Lo veo ahí, caminando con dificultad hacia la banca de suplentes, ayudado por un bastón que le otorga una carga dramática a la escena. Óscar Washington Tabárez tiene 71 años y padece de una enfermedad autoinmune conocida como Síndrome Guillain-Barré que, a líneas gruesas, afecta la capacidad de respuesta de los músculos. Sin embargo, esa patología no ha impedido que El Maestro, como le llaman, dirija a la selección de Uruguay en la Copa del Mundo de Rusia, ni menos que la guíe en una campaña limpia y aplaudida que le ha valido quedar entre los ocho mejores equipos del mundo, con aspiraciones serias para convertirse en el próximo campeón, después de 68 años de haber conseguido esa proeza (en Brasil 1950).

La imagen de Tabárez parece unida desde siempre a la selección charrúa, al punto que, puesto a hacer memoria, resulta difícil recordar a otro técnico que haya dirigido a La Celeste en las últimas décadas. Lo cierto es que El Maestro suma poco más de 12 años al mando del plantel charrúa, tiempo en el que ha conseguido clasificar a tres mundiales, llegando en uno de ellos, Sudáfrica 2010, hasta semifinales (finalmente remató en el cuarto lugar).

Más allá del éxito deportivo y del cambio que ha experimentado la imagen del fútbol uruguayo -que de ser un fútbol recio y aguerrido ha transitado hacia un fútbol de mayor impronta colectiva, con un potencial de gol envidiable-, la labor de El Maestro ha redundado en algo que excede lo estrictamente futbolístico. El diario Wall Street Journal reparó en ello y publicó un artículo titulado: Uruguay: la Sociedad de los Poetas Muertos del Fútbol. En él plantea que Tabárez se ocupa, por encima de los aspectos tácticos, de formar integralmente a sus jugadores, casi como si estuviera en uno de esos internados británicos del siglo XIX en donde los muchachos se adentraban en los recovecos del conocimiento lo mismo que en las reglas y los códigos del fútbol.

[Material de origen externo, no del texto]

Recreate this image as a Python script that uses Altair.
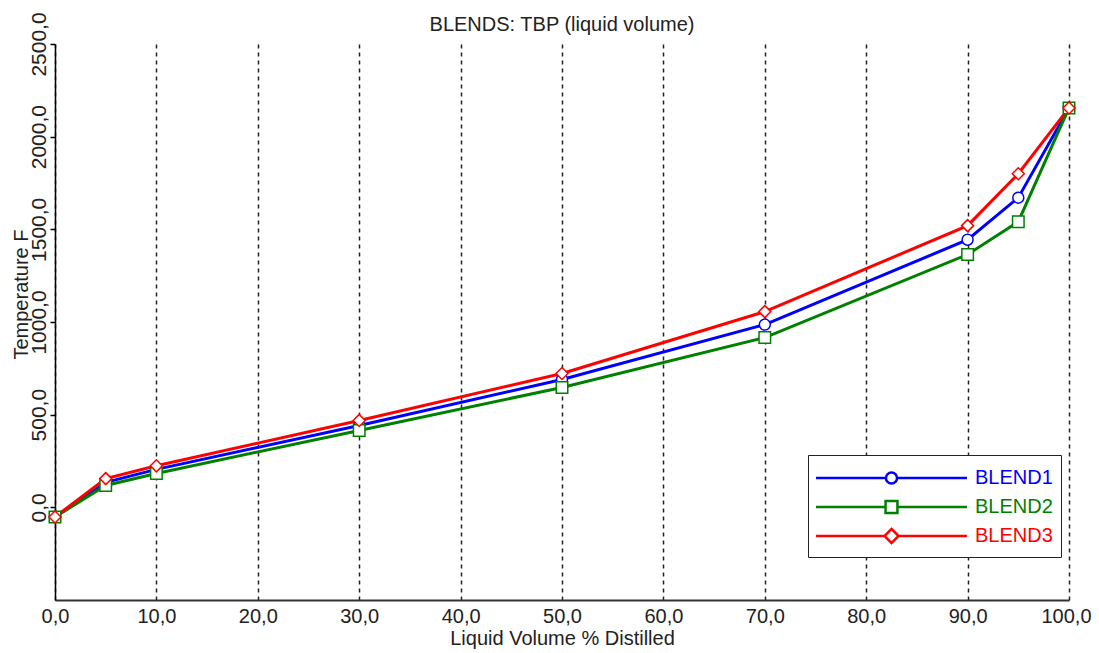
import altair as alt
import pandas as pd

# ---- data ----
x_vals = [0, 5, 10, 30, 50, 70, 90, 95, 100]
blend1 = [-52, 135, 205, 442, 690, 986, 1444, 1671, 2155]
blend2 = [-52, 118, 183, 415, 647, 916, 1364, 1541, 2155]
blend3 = [-52, 155, 224, 469, 722, 1056, 1520, 1800, 2155]
series_names = ["BLEND1", "BLEND2", "BLEND3"]
series_colors = ["#0000FF", "#008000", "#FF0000"]
series_shapes = ["circle", "square", "diamond"]
series_sizes = [121, 144, 196]
x_ticks = [0, 10, 20, 30, 40, 50, 60, 70, 80, 90, 100]
y_ticks = [0, 500, 1000, 1500, 2000, 2500]

rows = []
for name, vals in zip(series_names, [blend1, blend2, blend3]):
    for xv, yv in zip(x_vals, vals):
        rows.append({"x": xv, "y": yv, "series": name})
df = pd.DataFrame(rows)

FONT = "Liberation Sans"
fmt = "replace(format(datum.value, '.1f'), '.', ',')"

# legend symbols: line with marker, in symbol units
L = 5.59
r = 0.41
h = 0.44
d = 0.52
legend_paths = [
    f"M{-L},0L{-r},0M{r},0L{L},0M{r},0A{r},{r},0,1,1,{-r},0A{r},{r},0,1,1,{r},0Z",
    f"M{-L},0L{-h},0M{h},0L{L},0M{-h},{-h}L{h},{-h}L{h},{h}L{-h},{h}Z",
    f"M{-L},0L{-d},0M{d},0L{L},0M0,{-d}L{d},0L0,{d}L{-d},0Z",
]

x_enc = alt.X(
    "x:Q",
    scale=alt.Scale(domain=[0, 100], nice=False, zero=False),
    axis=alt.Axis(
        values=x_ticks,
        labelExpr=fmt,
        labelFlush=False,
        labelOffset={"condition": {"test": "datum.value == 100", "value": -3}, "value": 0},
        title="Liquid Volume % Distilled",
        grid=True,
        gridDash=[4, 4],
        gridColor="#222222",
        gridWidth=1.5,
        gridOpacity=1,
        domainColor="#333333",
        domainWidth=2,
        ticks=False,
        labelPadding=6,
        labelFont=FONT,
        labelFontSize=20,
        labelColor="#222222",
        titleFont=FONT,
        titleFontSize=20,
        titleFontWeight="normal",
        titleColor="#222222",
        titlePadding=2,
    ),
)
y_enc = alt.Y(
    "y:Q",
    scale=alt.Scale(domain=[-500, 2500], nice=False, zero=False),
    axis=alt.Axis(
        values=y_ticks,
        labelExpr=fmt,
        labelFlush=False,
        title="Temperature F",
        grid=False,
        domainColor="#000000",
        domainWidth=1.5,
        tickColor="#000000",
        tickSize=5,
        tickWidth=1.5,
        labelAngle=270,
        labelAlign="center",
        labelBaseline="bottom",
        labelPadding=1,
        labelFont=FONT,
        labelFontSize=21,
        labelColor="#222222",
        titleFont=FONT,
        titleFontSize=20,
        titleFontWeight="normal",
        titleColor="#222222",
        titleAngle=270,
        titleAlign="center",
        titleBaseline="middle",
        titleX=-34,
        titleY=250,
    ),
)

base = alt.Chart(df)

lines = base.mark_line(strokeWidth=3).encode(
    x=x_enc,
    y=y_enc,
    color=alt.Color("series:N", scale=alt.Scale(domain=series_names, range=series_colors), legend=None),
)

points = base.mark_point(filled=False, fill="white", strokeWidth=1.5, opacity=1).encode(
    x=x_enc,
    y=y_enc,
    color=alt.Color("series:N", scale=alt.Scale(domain=series_names, range=series_colors), legend=None),
    shape=alt.Shape("series:N", scale=alt.Scale(domain=series_names, range=series_shapes), legend=None),
    size=alt.Size("series:N", scale=alt.Scale(domain=series_names, range=series_sizes), legend=None),
)

label_color_expr = (
    f"datum.label == '{series_names[0]}' ? '{series_colors[0]}' : "
    f"datum.label == '{series_names[1]}' ? '{series_colors[1]}' : '{series_colors[2]}'"
)
legend_props = dict(
    title=None,
    orient="none",
    legendX=753,
    legendY=411,
    padding=8,
    rowPadding=3,
    symbolOffset=60.5,
    labelOffset=68.5,
    symbolSize=729,
    symbolStrokeWidth=2.5,
    symbolFillColor="white",
    labelFont=FONT,
    labelFontSize=20,
    labelColor={"expr": label_color_expr},
    strokeColor="#222222",
    fillColor="white",
)

legend_layer = base.transform_filter("datum.x > 1000").mark_point(
    filled=False, fill="white", strokeWidth=2.5, opacity=1
).encode(
    x=x_enc,
    y=y_enc,
    color=alt.Color("series:N", scale=alt.Scale(domain=series_names, range=series_colors),
                    legend=alt.Legend(**legend_props)),
    shape=alt.Shape("series:N", scale=alt.Scale(domain=series_names, range=legend_paths),
                    legend=alt.Legend(**legend_props)),
)

chart = (
    alt.layer(lines, points, legend_layer)
    .resolve_scale(color="independent", shape="independent", size="independent")
    .properties(
        width=1014,
        height=556,
        title=alt.TitleParams(
            "BLENDS: TBP (liquid volume)",
            font=FONT,
            fontSize=20,
            fontWeight="normal",
            color="#222222",
            anchor="middle",
            frame="group",
            offset=7,
            dy=30,
        ),
        autosize=alt.AutoSizeParams(type="none"),
        padding={"left": 47, "top": 36, "right": 22, "bottom": 53},
        background="white",
    )
    .configure_view(stroke="transparent", strokeWidth=0)
)

chart.save("out.html", embed_options={"renderer": "svg", "actions": False})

El artículo apunta: "Imparte lecciones sobre el respeto, la decencia y la importancia de los buenos modales. A pedido de Tabárez, Uruguay quizá sea el único equipo en Rusia que tiene a su escuadra de millonarios durmiendo en cuartos compartidos durante el torneo. Y toman mate constantemente".

Habrá quienes piensen que el método Tabárez no es replicable, que es más bien romanticismo puro, que el éxito de Uruguay está más en el talento de sus jugadores que en el tipo de prácticas que destaca el Wall Street Journal. Porque, ¿en qué podría ayudarles que una mañana El Maestro decida llevar a sus muchachos a un museo o dedicar dos horas para hablarles de botánica, música clásica o de la historia de los zares? A juzgar por los resultados, de algo habrá de servir: el integrar conocimientos de otras áreas, el ampliar el radio de experiencias, el respeto al trabajo propio y al del compañero -incluso el respeto a lo que hace el rival- le ha permitido a este grupo de jugadores cultivar una relación sana, conocerse mejor y entender que, en el contexto amplio de la historia del universo, son seres comunes y corrientes que se deben no solo a su talento sino también al esfuerzo personal.

El ejercicio de la modestia y el respeto que les ha inculcado Tabárez se evidencia en la arenga que dio Diego Godín a sus compañeros antes de enfrentar a Portugal: "Hoy jugamos por la madre, el padre, la familia, el amigo, el vecino, así que ningún esfuerzo es chico". O en la respuesta que dio el propio Maestro cuando un periodista le preguntó que hacía únicos a los uruguayos: "El día que nos consideremos únicos, estamos perdidos".